Unfortunately, the smell is something I can’t describe with justice or post pictures of. I was about 8 minutes into baking these loaves when I could smell baking bread from my computer (at the dining room table). As you might imagine, different varieties of bread have different smells, and I’ve been enjoying the sourdough smells since I first put together the starter two days ago. I will warn, however, that enjoyment of the smell of sourdough starter – especially after it’s been sitting at room temperature for two days – is not for novices. Make sure you’ve grown to enjoy other yeast smells before leaning over a bowl of sourdough and taking a good whiff.
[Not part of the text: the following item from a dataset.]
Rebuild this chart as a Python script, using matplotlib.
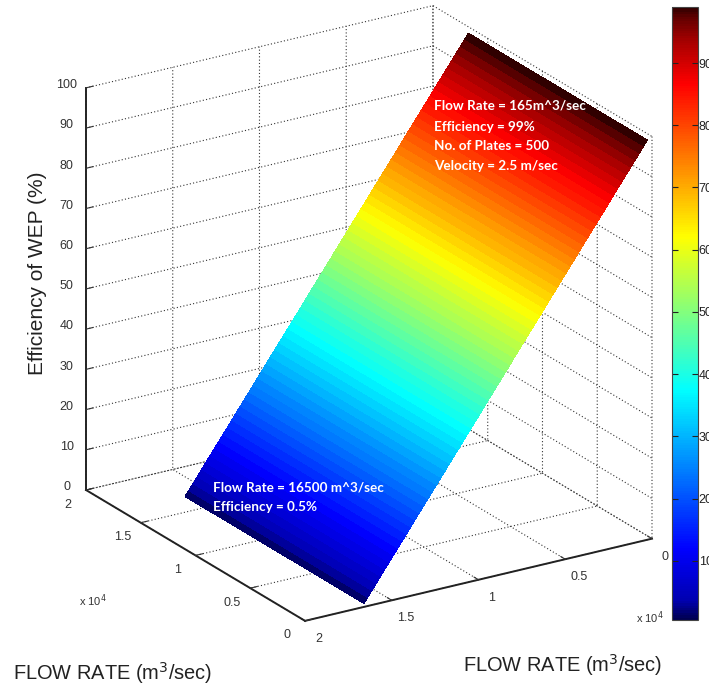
import numpy as np
import matplotlib
matplotlib.use("Agg")
import matplotlib.pyplot as plt
from matplotlib import cm
from matplotlib.colors import Normalize, LinearSegmentedColormap
from matplotlib.text import Text
from matplotlib.transforms import ScaledTranslation
from mpl_toolkits.mplot3d import proj3d

plt.rcParams['font.family'] = ['Liberation Sans', 'DejaVu Sans']

# values
flow_rate = [165, 410, 660, 910, 1160, 1410, 1660, 1910, 2150, 2400, 2650, 2900,
             3150, 3400, 3650, 3900, 4140, 4390, 4640, 4890, 5140, 5390, 5640, 5890,
             6130, 6380, 6630, 6880, 7130, 7380, 7630, 7880, 8120, 8370, 8620, 8870,
             9120, 9370, 9620, 9860, 10110, 10360, 10610, 10860, 11110, 11360, 11610, 11850,
             12100, 12350, 12600, 12850, 13100, 13350, 13600, 13840, 14090, 14340, 14590, 14840,
             15090, 15340, 15580, 15830, 16080, 16330, 16500]
efficiency = [99, 97.5, 96, 94.5, 93, 91.5, 90, 88.5, 87, 85.5, 84, 82.5,
              81, 79.5, 78, 76.5, 75, 73.5, 72, 70.5, 69, 67.5, 66, 64.5,
              63, 61.5, 60, 58.5, 57, 55.5, 54, 52.5, 51, 49.5, 48, 46.5,
              45, 43.5, 42, 40.5, 39, 37.5, 36, 34.5, 33, 31.5, 30, 28.5,
              27, 25.5, 24, 22.5, 21, 19.5, 18, 16.5, 15, 13.5, 12, 10.5,
              9, 7.5, 6, 4.5, 3, 1.5, 0.5]
flow_rate_2 = [165, 16500]

x_ticks = [0, 5000, 10000, 15000, 20000]
flow_labels = ['0', '0.5', '1', '1.5', '2']
z_ticks = [0, 10, 20, 30, 40, 50, 60, 70, 80, 90, 100]
cbar_ticks = [10, 20, 30, 40, 50, 60, 70, 80, 90]

W, H = 709, 688
fig = plt.figure(figsize=(W / 100, H / 100), dpi=100)
l, b, s = 20.0, 20.0, 600.0
ax = fig.add_axes([l / W, b / H, s / W, s / H], projection='3d', proj_type='ortho')

X, Y = np.meshgrid(flow_rate, flow_rate_2)
Z = np.array([efficiency, efficiency])
norm = Normalize(0.5, 99)
# jet, but the two ends go darker than matplotlib's one
cmap = LinearSegmentedColormap.from_list('jet_dark', [
    (0, '#000050'), (0.03, '#0000b0'), (0.115, '#0000ff'), (0.375, '#00ffff'),
    (0.625, '#ffff00'), (0.875, '#ff0000'), (0.95, '#a00000'), (0.985, '#600000'), (1, '#300000')], N=256)
ax.plot_surface(X, Y, Z, rstride=1, cstride=1, facecolors=cmap(norm(Z)), shade=False,
                antialiased=False, linewidth=0)

ax.set_xlim(0, 20000)
ax.set_ylim(20000, 0)
ax.set_zlim(0, 100)
ax.set_box_aspect((410, 411, 434))
ax.view_init(elev=22.1, azim=57.8)

ax.set_xticks(x_ticks)
ax.set_xticklabels(flow_labels)
ax.set_yticks(x_ticks)
ax.set_yticklabels(flow_labels)
ax.set_zticks(z_ticks)
ax.set_zticklabels([str(v) for v in z_ticks])

for a in (ax.xaxis, ax.yaxis, ax.zaxis):
    a.set_pane_color((1, 1, 1, 0))
    a.pane.set_edgecolor((1, 1, 1, 0))
    a._axinfo['grid'].update(color='#333333', linestyle=(0, (1, 2)), linewidth=0.8)
    a._axinfo['tick'].update(inward_factor=0.0, outward_factor=0.25)
    a.line.set_color('#222222')
    a.line.set_linewidth(1.4)
ax.tick_params(labelsize=9, colors='#333333', pad=1)

# tick labels sit a bit off the direction mplot3d pushes them
# (mplot3d resets their transform at each draw so it has to be wrapped)
for labs, dx, dy in [(ax.get_xticklabels(), 6, 6), (ax.get_yticklabels(), -6, 8), (ax.get_zticklabels(), 0, 7)]:
    off = ScaledTranslation(dx / 100, dy / 100, fig.dpi_scale_trans)
    for lab in labs:
        lab.set_transform = lambda t, lab=lab, off=off: Text.set_transform(lab, t + off)

# put the 3d box on the same pixels as the reference
fig.canvas.draw()
cx, cy, _ = proj3d.proj_transform(np.array([20000., 0.]), np.array([20000., 0.]), np.array([0., 0.]), ax.get_proj())
px = ax.transData.transform(np.column_stack([cx, cy]))
k = (652 - 86) / (px[1, 0] - px[0, 0])
s2 = s * k
l2 = 86 - (px[0, 0] - l) * k
b2 = (H - 490) - (px[0, 1] - b) * k
ax.set_position([l2 / W, b2 / H, s2 / W, s2 / H])

# colorbar
cax = fig.add_axes([672 / W, (H - 620) / H, 26 / W, 613 / H])
fig.colorbar(cm.ScalarMappable(norm=norm, cmap=cmap), cax=cax)
cax.set_yticks(cbar_ticks)
cax.tick_params(direction='in', left=True, right=True, labelsize=9, length=4, pad=0.5, colors='#222222')
for sp in cax.spines.values():
    sp.set_linewidth(0.8)
    sp.set_color('#444444')

fig.text(38 / W, 1 - 273 / H, 'Efficiency of WEP (%)', rotation=90, fontsize=15, ha='center', va='center', color='#222222')
fig.text(13 / W, 1 - 680 / H, 'FLOW RATE (m$^3$/sec)', fontsize=14.4, color='#222222')
fig.text(463 / W, 1 - 672 / H, 'FLOW RATE (m$^3$/sec)', fontsize=14.4, color='#222222')
fig.text(79 / W, 1 - 606 / H, 'x 10$^4$', fontsize=8, color='#333333')
fig.text(636 / W, 1 - 623 / H, 'x 10$^4$', fontsize=8, color='#333333')

for y, t in zip([106, 127, 146, 166], ['Flow Rate = 165m^3/sec', 'Efficiency = 99%', 'No. of Plates = 500', 'Velocity = 2.5 m/sec']):
    fig.text(434 / W, 1 - y / H, t, color='white', fontsize=9.7, fontweight='bold', family='Lato', va='center')
for y, t in zip([487, 507], ['Flow Rate = 16500 m^3/sec', 'Efficiency = 0.5%']):
    fig.text(213 / W, 1 - y / H, t, color='white', fontsize=9.7, fontweight='bold', family='Lato', va='center')

fig.savefig('out.png', dpi=100)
I also feel like I should apologize to all the gluten-free folks out there. I’m a huge fan of gluten-containing foods, and am lucky in that no one in my household has a gluten sensitivity so I can make lots of them. However, I do have a couple of dear friends with gluten and other grain sensitivities and there’s a whole world of wonderful recipes out there for the gluten-free set, many of which may be found here, at Gluten-Free Bay, which specializes in Kosher, Gluten-Free recipes and is written by a very old friend of mine (that is, I knew her in junior high – she’s not a very old person, in fact she’s younger than I am and I won’t be 30 for another … 7 days!).
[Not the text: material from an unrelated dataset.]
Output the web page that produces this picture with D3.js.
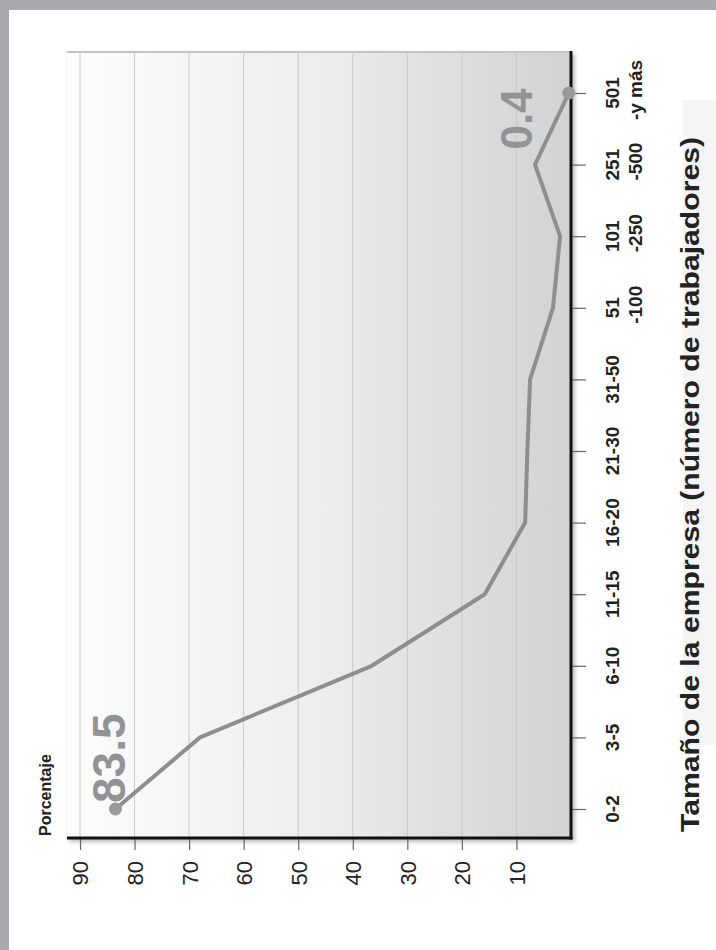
<!DOCTYPE html>
<html><head><meta charset="utf-8">
<script src="https://cdn.jsdelivr.net/npm/d3@7"></script>
<style>html,body{margin:0;padding:0;background:#fff;}svg{display:block;}</style>
</head><body>
<svg id="c" width="716" height="950"></svg>
<script>
const categories = ["0-2","3-5","6-10","11-15","16-20","21-30","31-50","51","101","251","501"];
const categorySub = ["","","","","","","","-100","-250","-500","-y más"];
const values = [83.5, 68.0, 36.5, 15.8, 8.4, 8.0, 7.5, 3.3, 2.0, 6.6, 0.4];
const valueTicks = [10,20,30,40,50,60,70,80,90];
const pointLabels = ["83.5","","","","","","","","","","0.4"];
const valueTitle = "Porcentaje";
const categoryTitle = "Tamaño de la empresa (número de trabajadores)";

const svg = d3.select("#c");
const W=716,H=950;
const plot = {left:67, right:571, top:52, bottom:838};

// frame
svg.append("rect").attr("width",W).attr("height",H).attr("fill","#fff");
svg.append("rect").attr("x",683).attr("y",100).attr("width",33).attr("height",645).attr("fill","#f5f5f5");
svg.append("rect").attr("x",0).attr("y",0).attr("width",W).attr("height",10).attr("fill","#a9aaae");
svg.append("rect").attr("x",0).attr("y",0).attr("width",9).attr("height",H).attr("fill","#a9aaae");

const x = d3.scaleLinear().domain([0,90]).range([plot.right, 80]);
const y = d3.scalePoint().domain(categories).range([809, 93]);

const defs = svg.append("defs");
const g1 = defs.append("linearGradient").attr("id","bg").attr("x1","0").attr("x2","1").attr("y1","0").attr("y2","0");
g1.append("stop").attr("offset","0").attr("stop-color","#fdfdfd");
g1.append("stop").attr("offset","0.5").attr("stop-color","#ededee");
g1.append("stop").attr("offset","1").attr("stop-color","#d2d2d4");
const sh = defs.append("filter").attr("id","sh").attr("x","-5%").attr("y","-5%").attr("width","110%").attr("height","110%");
sh.append("feGaussianBlur").attr("stdDeviation",2);

// shadow + plot background
svg.append("rect").attr("x",plot.left+2).attr("y",plot.top+2).attr("width",plot.right-plot.left+2).attr("height",plot.bottom-plot.top+2)
  .attr("fill","#bbb").attr("filter","url(#sh)");
svg.append("rect").attr("x",plot.left).attr("y",plot.top).attr("width",plot.right-plot.left).attr("height",plot.bottom-plot.top)
  .attr("fill","url(#bg)");
// top border
svg.append("line").attr("x1",plot.left).attr("x2",plot.right).attr("y1",plot.top).attr("y2",plot.top)
  .attr("stroke","#c4c4c4").attr("stroke-width",2);

// gridlines
svg.append("g").selectAll("line").data(valueTicks).join("line")
  .attr("x1",d=>x(d)).attr("x2",d=>x(d)).attr("y1",plot.top).attr("y2",plot.bottom)
  .attr("stroke","#c9c9cb").attr("stroke-width",1);

// value axis (bottom)
const xAxis = d3.axisBottom(x).tickValues(valueTicks).tickSize(12).tickFormat(d3.format("d"));
const gx = svg.append("g").attr("transform",`translate(0,${plot.bottom})`).call(xAxis);
gx.select(".domain").remove();
gx.selectAll(".tick line").attr("stroke","#666").attr("stroke-width",1.2);
gx.selectAll(".tick text")
  .attr("font-family","'Liberation Sans', Arial, sans-serif").attr("font-size",22).attr("fill","#222")
  .attr("transform","rotate(-90)").attr("text-anchor","end").attr("x",-23).attr("y",0).attr("dy","0.36em");

// category axis (right)
const yAxis = d3.axisRight(y).tickSize(15).tickFormat("");
const gy = svg.append("g").attr("transform",`translate(${plot.right},0)`).call(yAxis);
gy.select(".domain").remove();
gy.selectAll(".tick line").attr("stroke","#666").attr("stroke-width",1.2);

const catFont = "'Liberation Sans Narrow','Liberation Sans', Arial, sans-serif";
const cl = svg.append("g");
cl.selectAll("text.c1").data(categories).join("text").attr("class","c1")
  .attr("transform",d=>`translate(612,${y(d)}) rotate(-90)`)
  .attr("text-anchor","middle").attr("dy","0.36em")
  .attr("font-family",catFont).attr("font-weight","bold").attr("font-size",19).attr("fill","#222")
  .text(d=>d);
cl.selectAll("text.c2").data(categories.map((c,i)=>({c,s:categorySub[i]})).filter(d=>d.s)).join("text").attr("class","c2")
  .attr("transform",d=>`translate(635,${y(d.c)-3}) rotate(-90)`)
  .attr("text-anchor","middle").attr("dy","0.36em")
  .attr("font-family",catFont).attr("font-weight","bold").attr("font-size",19).attr("fill","#222")
  .text(d=>d.s);

// axis lines
svg.append("line").attr("x1",plot.left).attr("x2",plot.right+1.5).attr("y1",plot.bottom).attr("y2",plot.bottom)
  .attr("stroke","#111").attr("stroke-width",3);
svg.append("line").attr("x1",plot.right).attr("x2",plot.right).attr("y1",plot.top-1).attr("y2",plot.bottom+1.5)
  .attr("stroke","#111").attr("stroke-width",3);

// line
const pts = categories.map((c,i)=>({c,v:values[i],lab:pointLabels[i]}));
svg.append("path").datum(pts)
  .attr("d",d3.line().x(d=>x(d.v)).y(d=>y(d.c)))
  .attr("fill","none").attr("stroke","#8e8e90").attr("stroke-width",4).attr("stroke-linejoin","round");
svg.append("g").selectAll("circle").data(pts.filter(d=>d.lab)).join("circle")
  .attr("cx",d=>x(d.v)).attr("cy",d=>y(d.c)).attr("r",6.5).attr("fill","#9a9a9c");

// point labels
svg.append("g").selectAll("text").data(pts.filter(d=>d.lab)).join("text")
  .attr("transform",(d,i)=> i===0
     ? `translate(${x(d.v)+10},${y(d.c)-6}) rotate(-90)`
     : `translate(${x(d.v)-37},${y(d.c)+26}) rotate(-90)`)
  .attr("text-anchor",(d,i)=> i===0 ? "start" : "middle")
  .attr("font-family","'Liberation Sans', Arial, sans-serif").attr("font-weight","bold")
  .attr("font-size",(d,i)=> i===0 ? 46 : 44)
  .attr("fill","#939395").text(d=>d.lab);

// titles
svg.append("text").attr("transform",`translate(51,836) rotate(-90)`)
  .attr("text-anchor","start")
  .attr("font-family",catFont).attr("font-weight","bold").attr("font-size",16).attr("fill","#222").text(valueTitle);
svg.append("text").attr("transform",`translate(699,832) rotate(-90)`)
  .attr("text-anchor","start").attr("textLength",695).attr("lengthAdjust","spacingAndGlyphs")
  .attr("font-family","'Liberation Sans', Arial, sans-serif").attr("font-weight","bold").attr("font-size",26).attr("fill","#222").text(categoryTitle);
</script>
</body></html>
I also feel like I should note that this is NOT a recipe, or even all that detailed a tutorial. As I noted in yesterday’s post, I’m using the Sourdough French Loaves recipe from Great American Home Baking, and I strongly recommend that you go look it up there; I’ve had great success with their recipes over the years. But I’m happy to tell you what I can about following a bread recipe; it was REALLY intimidating for me at first, as I’ve said, and so I’m hoping to make it less so for other folks if I can.

By the by, just to make clear that I actually don’t do ALL that much of the cooking around here and because I mentioned what I do with leftover egg yolks/whites above, here’s a picture of the beautiful plate of scrambled eggs and toast (from Honey Whole Wheat bread) John just put in front of me. He used the extra yolk from the egg wash into the mix, but he makes us a beautiful, hot breakfast pretty much every morning.
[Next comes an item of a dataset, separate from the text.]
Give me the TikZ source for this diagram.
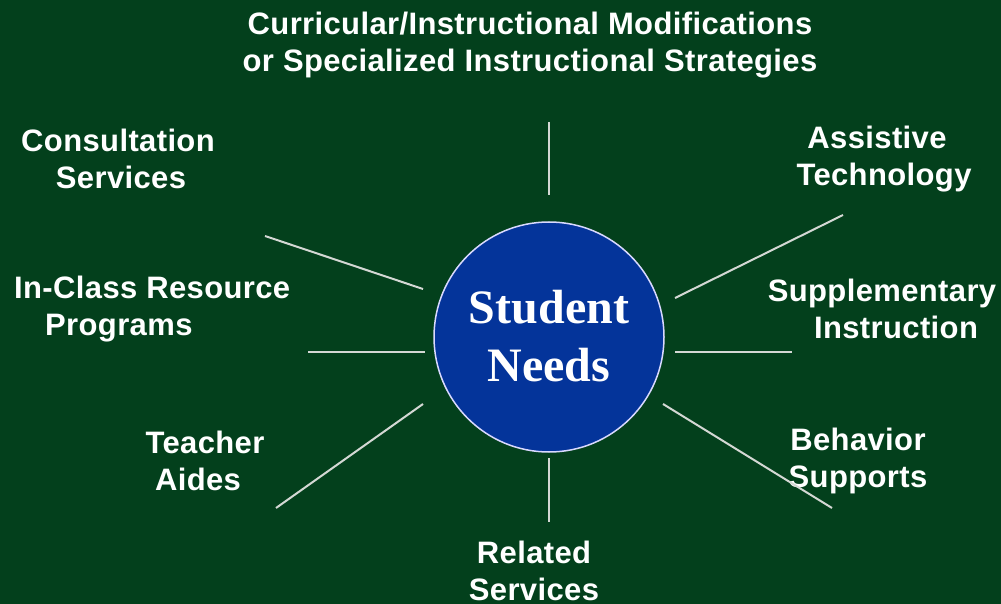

And on a self-flagellating note, I did not get to the satin blouse yesterday. However, John and I did pack our entire DVD collection in preparation for our move back to New York at the end of June; that, though, is another post for another day.

Wednesday, May 26, 2010

Stuff I Made This Week

So, as I mention in the subtitle and in my first entry, I’m kind of into the whole home ec thing (as long as there’s no cleaning involved; John does the dishes). So I thought, to explain what I mean, I’d make a list of stuff I’ve made in the past week or so:
  1. My Grammie’s Brownies: This one is almost a gimme. My Grammie Mylott made the greatest brownies in the world, and so did my mom, and then recently, when I started baking at least weekly, I called her for the recipe – which she no longer had, and she had to reverse-engineer it from the recipe in her older-edition-than-mine Betty Crocker cookbook, but she figured it out to the letter – and now so do I. No frosting, no nuts; just brownies.
  2. Herb Baguettes: This one was a new recipe to me, from a cook book my mom got me as a teenager, installment mail order style. It’s called Great American Home Baking, and it was one of those deals where they send you a binder and X number of teaser recipes and then for X dollars a month you get X more recipes for your binder. My mom always REALLY wanted me to get into helping her in the kitchen and I was never much interested, so she ended up getting me these things because I showed a spark of interest and I made a lot of cakes and muffins and quickbreads, but I’d intimidated by yeast breads. Then earlier this year, I was looking at our monthly spending and trying to figure out where I could economize, and we were spending crazy amounts of money every month on whole-wheat sandwich bread, so to save money, I pulled out my Betty Crocker cook book and made a couple loaves of Honey Whole-Wheat Bread (only, with ALL whole wheat flour, not just half) just to see how it went. It ended up being WAY cheaper than getting commercial bread with all whole wheat flour and without high-fructose corn syrup and tasting more like bakery bread; like seriously, I was amazed at how un-threatening yeast bread actually was. So from there, I started doing the two loaves of honey whole-wheat plus some other kind of baked treat each week. Monday of this week, I did the Herb Baguettes from Great American Home Baking and also the starter for the Sourdough French Loaves, which needs to sour for two days, so I’ll be continuing with that later today.
  3. An Eyelet Blouse: When I say made, I mean I started with a pencil, some paper, and a measuring tape. I did a lot of measurements, based on knowing where I wanted seams to be and what I wanted the neckline to be shaped like and stuff, and I came up with pattern pieces, and then today, I cut the eyelet – leftover from the bolt I bought four years ago to make my wedding dress – and made the blouse. I’m not sure I’m 100% happy with it; it might look a little too handmade. But I’m going to try a similar-but-not-identical one with some satin I have sitting around tomorrow and then see what I feel about the two of them. I also plan to use the scraps from the two blouses to embellish a T-shirt, since embellished T-shirts seem to be a big deal this summer. If I’m feeling ambitious – and photogenic – I’ll post photos of all the finished products. In the meantime, here are a couple pictures of the wedding dress, which I made four years ago this very month (photos by Dan Leavey):


 This shows some of the detail on the bodice.


    And this shows the length and the way in which the dress went with the other outfits at our wedding, which was '70s-themed.

    Sometime soon, I’ll also have to do a couple loaves of Honey Whole-Wheat bread because I took the last loaf out of the freezer today. And last week, I also did a project based on this project at Sew Green. Fair warning: this is a Lady Project, for Ladies. Also fair warning, after I assembley-line-stitched 8 of this pattern, spending a whole afternoon and evening, I discovered that I wasn’t really that happy with the pattern and re-designed it on my own. So, I’m down with the idea over at Sew Green, but the execution, for me anyway, required some fine-tuning. Anyone else out there working on anything projecty?